Again, the devil took him to a very high mountain and showed him all the kingdoms of the world and their splendor. “All this I will give you,” he said, “if you will bow down and worship me.”

Jesus said to him, “Away from me, Satan! For it is written: ‘Worship the Lord your God, and serve him only.’

Reject God and the path of the cross and all the kingdoms of the earth (empire and power) will be given to you says Satan. Again, Jesus rejects this temptation, he embraces the path of suffering and death, putting his trust in God. The meek, the submissive-those that submit to the rule of Christ, will inherit the earth. Jesus is proclaiming a kingdom “not of this world.” Although it seems that evil has won, the Christian hope is that God will prevail. Following Jesus requires a leap of faith, a trust that radical Jesus following, a rejection of the violent tactics of empire, will lead to the kingdom of God coming to earth.

Back to Bethany:

But Jesus said, “leave her alone. Why do you trouble her? She has done a beautiful thing to me. For you will always have the poor with you, and whenever you want, you can always do good for them. But you will not always have me. She has done what she could; she anointed my body beforehand for burial. And truly, I say to you, wherever the gospel is proclaimed in the whole world, what she has done will be told in memory of her.”

Jesus loves the sinners who come to him. Peter and Judas both betrayed Jesus. Peter came back with remorse, and became the rock upon which the church was built. Judas made himself the man-god and despite his later remorse and despair, would rather kill himself then come back to Jesus in repentence.

What follows immediately after this story is significant:

Then Judas Iscariot who was one of the twelve, went to the chief priests in order to betray him. And when they heard it, they were glad an promised to give him money. And he sought an opportunity to betray him.

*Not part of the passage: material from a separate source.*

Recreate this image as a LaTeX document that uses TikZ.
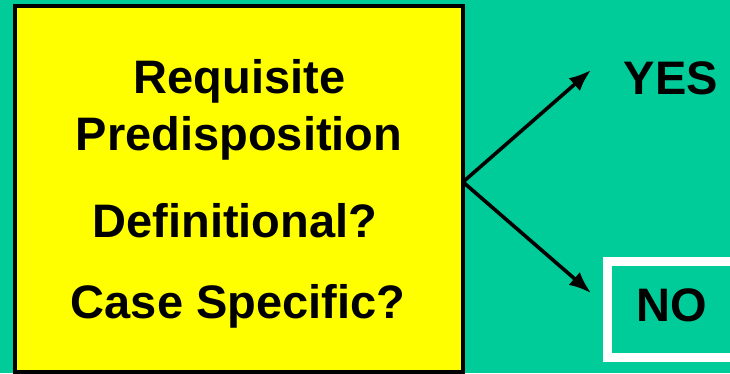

Judas is going to the chief priests, the paradigms of hypocrisy and self righteousness. He is casting his lot with those who think they are good enough on their own, the self righteous ones who want “ethics without Jesus.” He, like the Chief Priests, is his own Lord. He sells Jesus for money. He is rejecting the path of suffering, the path to the cross (and the eventual resurrection) by giving into the satanic temptation of the “kingdoms of this world.”

To submit to Jesus and proclaim him as Lord is to reject the way of the world and to embrace the path of suffering. It is to reject the comforts of easy route and to follow Jesus to the cross, to be crucified, and be raised again. Can I live up to that? No, I can’t.